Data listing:
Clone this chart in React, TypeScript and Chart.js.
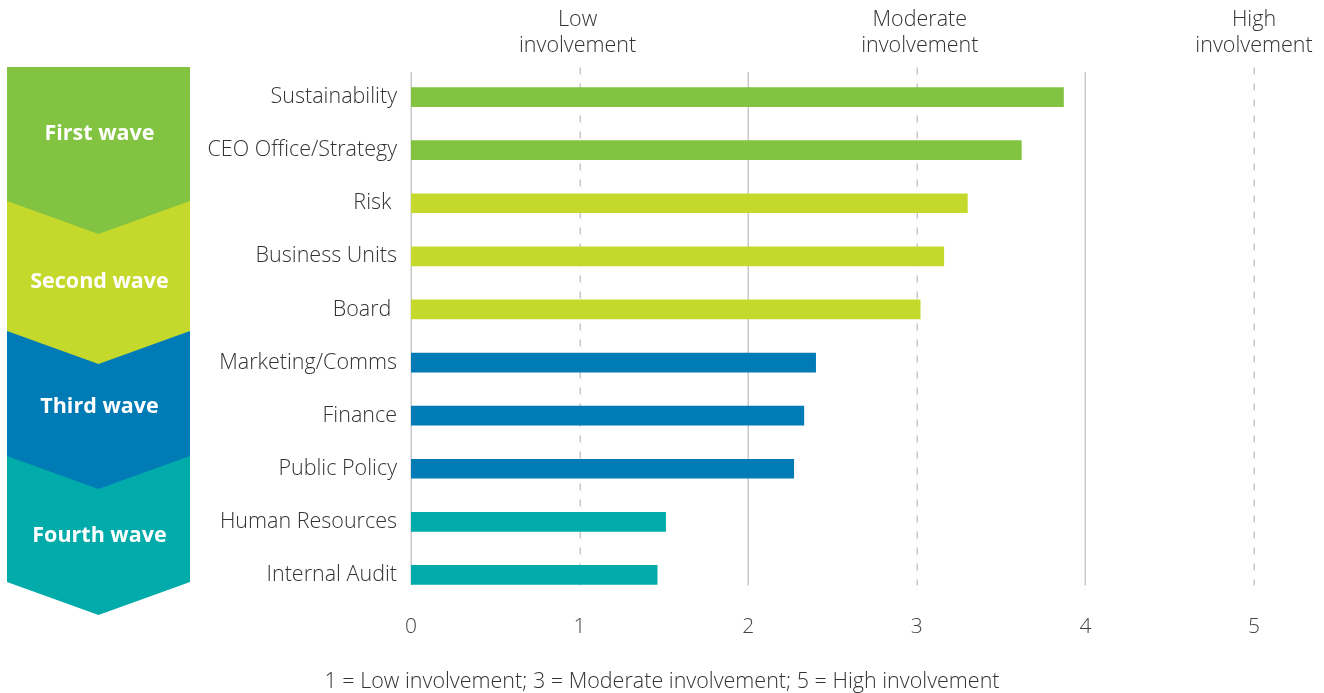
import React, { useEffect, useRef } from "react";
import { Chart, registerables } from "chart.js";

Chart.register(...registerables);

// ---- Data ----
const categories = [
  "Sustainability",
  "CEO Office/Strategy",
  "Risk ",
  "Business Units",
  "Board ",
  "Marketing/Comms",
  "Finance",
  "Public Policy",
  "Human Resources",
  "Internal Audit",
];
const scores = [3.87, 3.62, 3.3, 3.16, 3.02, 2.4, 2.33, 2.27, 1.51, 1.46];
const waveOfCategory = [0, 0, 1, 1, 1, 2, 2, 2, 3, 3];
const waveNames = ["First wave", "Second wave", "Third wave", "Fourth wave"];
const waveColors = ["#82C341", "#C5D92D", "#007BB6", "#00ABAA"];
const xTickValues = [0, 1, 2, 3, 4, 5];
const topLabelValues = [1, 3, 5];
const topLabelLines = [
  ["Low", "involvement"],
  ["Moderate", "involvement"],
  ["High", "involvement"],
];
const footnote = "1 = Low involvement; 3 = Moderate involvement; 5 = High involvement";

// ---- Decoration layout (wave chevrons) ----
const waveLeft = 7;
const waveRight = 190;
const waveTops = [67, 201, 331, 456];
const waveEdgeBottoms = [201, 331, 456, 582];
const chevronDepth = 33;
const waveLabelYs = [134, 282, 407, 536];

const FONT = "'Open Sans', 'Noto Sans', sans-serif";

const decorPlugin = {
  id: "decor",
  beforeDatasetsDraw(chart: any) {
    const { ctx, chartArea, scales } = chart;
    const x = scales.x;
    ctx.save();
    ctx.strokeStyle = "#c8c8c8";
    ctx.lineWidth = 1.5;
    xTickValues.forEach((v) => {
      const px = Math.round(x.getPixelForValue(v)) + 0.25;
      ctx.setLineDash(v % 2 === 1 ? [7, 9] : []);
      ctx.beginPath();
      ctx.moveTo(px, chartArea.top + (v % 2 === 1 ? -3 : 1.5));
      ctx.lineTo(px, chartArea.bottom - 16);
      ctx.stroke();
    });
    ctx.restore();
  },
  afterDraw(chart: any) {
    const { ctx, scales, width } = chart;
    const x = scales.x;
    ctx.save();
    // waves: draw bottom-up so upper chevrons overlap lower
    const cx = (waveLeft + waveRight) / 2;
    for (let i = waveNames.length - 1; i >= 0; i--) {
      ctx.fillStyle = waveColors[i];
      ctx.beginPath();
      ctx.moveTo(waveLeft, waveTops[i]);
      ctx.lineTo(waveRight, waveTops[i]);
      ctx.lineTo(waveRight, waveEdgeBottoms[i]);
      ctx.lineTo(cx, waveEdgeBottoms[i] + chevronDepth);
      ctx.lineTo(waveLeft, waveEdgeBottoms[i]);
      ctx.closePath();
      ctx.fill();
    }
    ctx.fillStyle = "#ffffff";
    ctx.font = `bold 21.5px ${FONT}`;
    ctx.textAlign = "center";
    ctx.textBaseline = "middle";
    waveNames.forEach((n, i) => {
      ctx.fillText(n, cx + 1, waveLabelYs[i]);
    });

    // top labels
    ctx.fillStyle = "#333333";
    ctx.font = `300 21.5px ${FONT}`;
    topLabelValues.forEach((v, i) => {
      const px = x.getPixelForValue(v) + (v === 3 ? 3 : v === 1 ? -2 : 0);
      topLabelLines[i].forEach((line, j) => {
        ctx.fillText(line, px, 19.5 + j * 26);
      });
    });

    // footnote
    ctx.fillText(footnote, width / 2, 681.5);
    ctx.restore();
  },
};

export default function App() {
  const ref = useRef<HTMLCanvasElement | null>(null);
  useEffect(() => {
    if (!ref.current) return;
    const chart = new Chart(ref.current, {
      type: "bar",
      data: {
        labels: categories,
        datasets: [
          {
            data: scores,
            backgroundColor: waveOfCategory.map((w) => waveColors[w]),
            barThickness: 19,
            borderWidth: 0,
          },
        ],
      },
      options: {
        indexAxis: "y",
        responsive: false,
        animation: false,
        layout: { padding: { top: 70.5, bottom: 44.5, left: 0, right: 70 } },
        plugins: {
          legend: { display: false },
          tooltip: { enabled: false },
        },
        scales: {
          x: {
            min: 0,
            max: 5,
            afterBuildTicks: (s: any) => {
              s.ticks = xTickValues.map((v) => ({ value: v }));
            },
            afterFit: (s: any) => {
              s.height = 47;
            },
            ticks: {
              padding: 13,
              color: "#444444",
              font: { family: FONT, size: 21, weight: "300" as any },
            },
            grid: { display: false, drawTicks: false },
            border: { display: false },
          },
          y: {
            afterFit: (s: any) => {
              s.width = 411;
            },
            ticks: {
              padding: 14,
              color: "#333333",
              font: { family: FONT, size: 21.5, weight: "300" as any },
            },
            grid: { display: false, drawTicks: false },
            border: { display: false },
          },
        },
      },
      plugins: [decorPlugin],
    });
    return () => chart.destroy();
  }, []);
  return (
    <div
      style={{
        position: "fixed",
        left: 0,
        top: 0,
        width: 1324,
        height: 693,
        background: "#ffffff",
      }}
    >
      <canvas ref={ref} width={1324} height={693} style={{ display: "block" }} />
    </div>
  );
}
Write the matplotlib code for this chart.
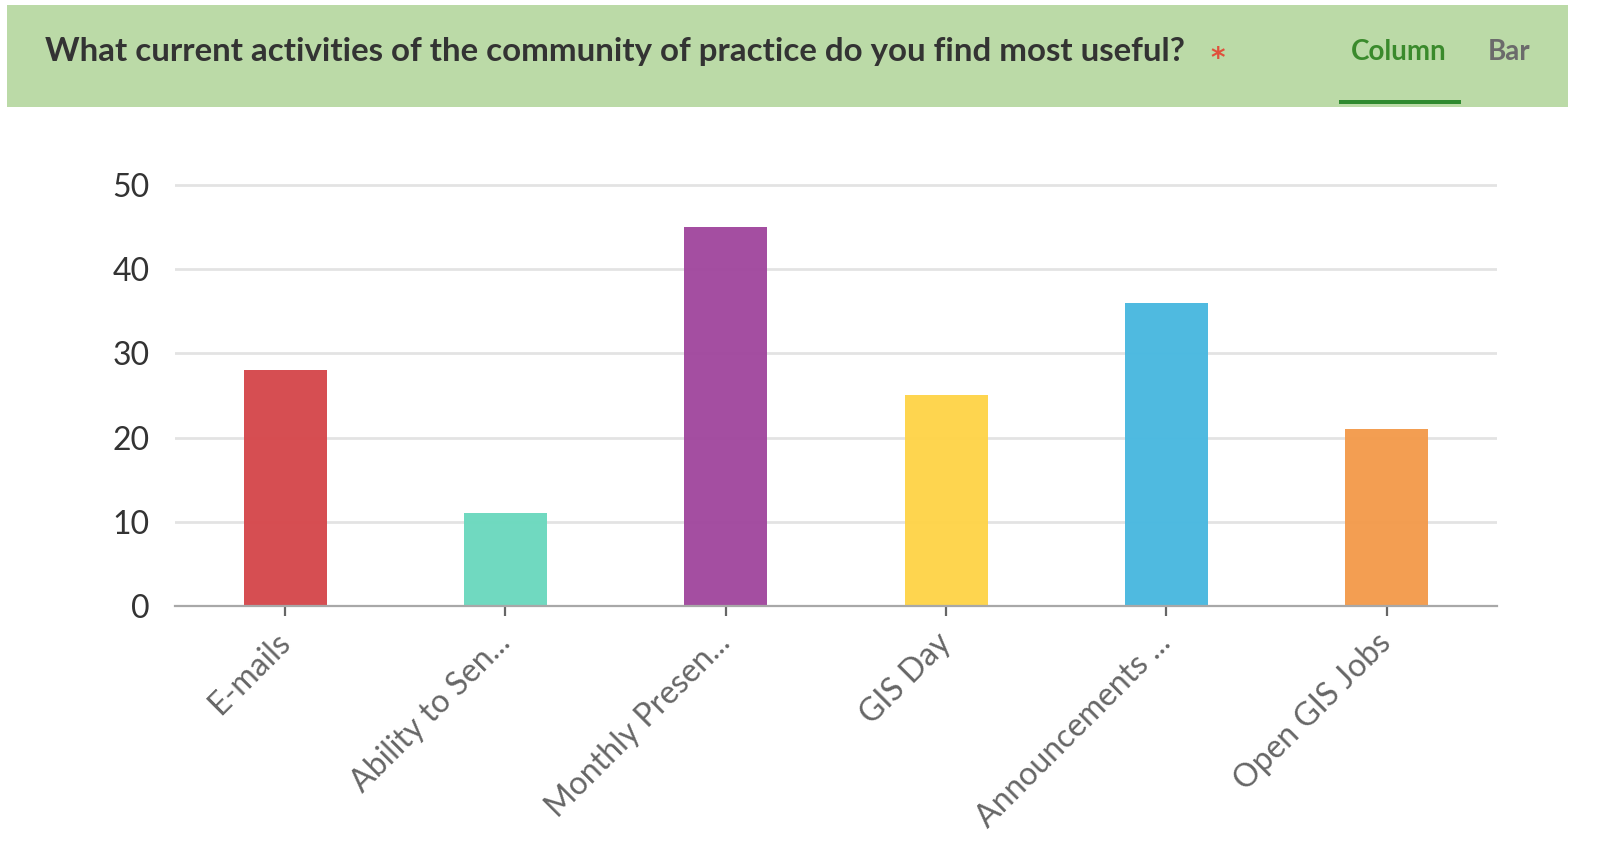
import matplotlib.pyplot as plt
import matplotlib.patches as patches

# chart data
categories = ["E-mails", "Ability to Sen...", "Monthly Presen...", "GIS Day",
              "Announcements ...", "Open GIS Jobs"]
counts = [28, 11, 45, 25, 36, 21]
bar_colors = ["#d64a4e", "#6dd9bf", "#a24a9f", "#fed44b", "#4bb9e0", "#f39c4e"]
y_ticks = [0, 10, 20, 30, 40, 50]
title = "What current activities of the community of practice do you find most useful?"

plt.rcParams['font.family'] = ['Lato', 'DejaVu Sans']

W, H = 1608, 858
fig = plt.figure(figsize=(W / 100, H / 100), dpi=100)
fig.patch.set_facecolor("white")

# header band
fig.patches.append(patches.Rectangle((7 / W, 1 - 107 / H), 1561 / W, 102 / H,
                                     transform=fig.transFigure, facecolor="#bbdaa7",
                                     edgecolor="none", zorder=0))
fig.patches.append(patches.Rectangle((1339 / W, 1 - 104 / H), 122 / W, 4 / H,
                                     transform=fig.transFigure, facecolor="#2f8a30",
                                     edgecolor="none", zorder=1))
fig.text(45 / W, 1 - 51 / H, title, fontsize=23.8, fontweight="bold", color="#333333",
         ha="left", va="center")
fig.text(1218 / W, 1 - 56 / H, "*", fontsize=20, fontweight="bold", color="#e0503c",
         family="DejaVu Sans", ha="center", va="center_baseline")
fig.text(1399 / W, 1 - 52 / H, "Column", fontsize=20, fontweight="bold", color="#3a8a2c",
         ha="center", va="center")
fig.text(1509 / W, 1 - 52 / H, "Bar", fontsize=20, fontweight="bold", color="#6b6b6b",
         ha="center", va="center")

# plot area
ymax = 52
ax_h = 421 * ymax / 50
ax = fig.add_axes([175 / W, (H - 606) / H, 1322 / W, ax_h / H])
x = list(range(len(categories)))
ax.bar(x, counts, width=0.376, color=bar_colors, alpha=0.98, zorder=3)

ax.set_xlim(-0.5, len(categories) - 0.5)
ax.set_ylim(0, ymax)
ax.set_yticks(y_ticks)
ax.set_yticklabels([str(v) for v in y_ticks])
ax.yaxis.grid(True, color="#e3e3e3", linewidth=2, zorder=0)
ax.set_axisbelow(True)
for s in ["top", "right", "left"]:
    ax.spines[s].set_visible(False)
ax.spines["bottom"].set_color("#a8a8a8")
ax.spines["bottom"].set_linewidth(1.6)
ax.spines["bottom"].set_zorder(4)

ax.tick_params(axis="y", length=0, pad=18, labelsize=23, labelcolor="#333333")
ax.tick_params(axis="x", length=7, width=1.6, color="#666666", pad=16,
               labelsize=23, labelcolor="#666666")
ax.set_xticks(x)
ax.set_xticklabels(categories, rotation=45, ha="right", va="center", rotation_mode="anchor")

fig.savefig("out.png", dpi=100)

AIM OF THE TASK.
Leave the pictures out, and restate exactly the lines from the start of the records through the one that contains "Low involvement; 3".

EXERCISE RESULT.
Clone this chart in React, TypeScript and Chart.js.
import React, { useEffect, useRef } from "react";
import { Chart, registerables } from "chart.js";

Chart.register(...registerables);

// ---- Data ----
const categories = [
  "Sustainability",
  "CEO Office/Strategy",
  "Risk ",
  "Business Units",
  "Board ",
  "Marketing/Comms",
  "Finance",
  "Public Policy",
  "Human Resources",
  "Internal Audit",
];
const scores = [3.87, 3.62, 3.3, 3.16, 3.02, 2.4, 2.33, 2.27, 1.51, 1.46];
const waveOfCategory = [0, 0, 1, 1, 1, 2, 2, 2, 3, 3];
const waveNames = ["First wave", "Second wave", "Third wave", "Fourth wave"];
const waveColors = ["#82C341", "#C5D92D", "#007BB6", "#00ABAA"];
const xTickValues = [0, 1, 2, 3, 4, 5];
const topLabelValues = [1, 3, 5];
const topLabelLines = [
  ["Low", "involvement"],
  ["Moderate", "involvement"],
  ["High", "involvement"],
];
const footnote = "1 = Low involvement; 3 = Moderate involvement; 5 = High involvement";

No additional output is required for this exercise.